Some long-time readers of MontanaWriter may remember that last summer, coming home from a family vacation in The Smoky Mountains, Sue and I visited Carl Sandburg’s birthplace in Galesburg, Illinois. Moved by the experience I purchased a volume of Sandburg’s complete poems the following week.

A year later, Sandburg continues to delight me. The more I read, the more I am certain that he is the most overlooked American poet of the 20th Century.

It has been awhile since I reviewed a Sandburg poem here.

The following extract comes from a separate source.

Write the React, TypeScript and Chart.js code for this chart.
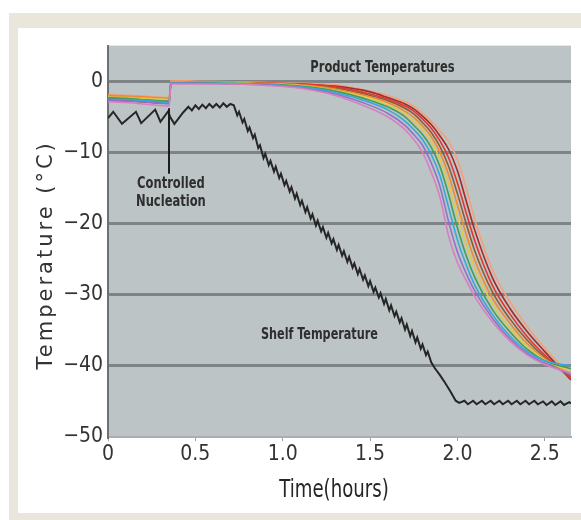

Sandburg has been on my mind again and so I post this one, “The South Wind Says So.” It is from his third collection of poetry, Smoke and Steel.

Enjoy!

 

The South Wind Says So
If the oriole calls like last year
when the south wind sings in the oats,
if the leaves climb and climb on a bean pole
saying over a song learnt from the south wind,
if the crickets send up the same old lessons
found when the south wind keeps on coming,
we will get by, we will keep on coming,
we will get by, we will come along,
we will fix our hearts over,
the south wind says so.

 

Listening with a pencil and my ear, these are the lines I marked:

we will get by, we will keep on coming,
we will get by, we will come along,
we will fix our hearts over,
the south wind says so.

 

The melancholy tone of this poems is palpable. It is created primarily by the way Sandburg uses the long ‘o’ sound in the beginning of the poem. Each of the first five lines have one long ‘o’. It is something you notice especially when you read the poem out-loud, something you should always do with every poem.

Sandburg, a musician, understands “sound” as well as any poet. He also understand space, growing up as he did in the flat and open prairie of western Illinois. This is why he does the small poem so well which relies so heavily on the interplay between sound and space.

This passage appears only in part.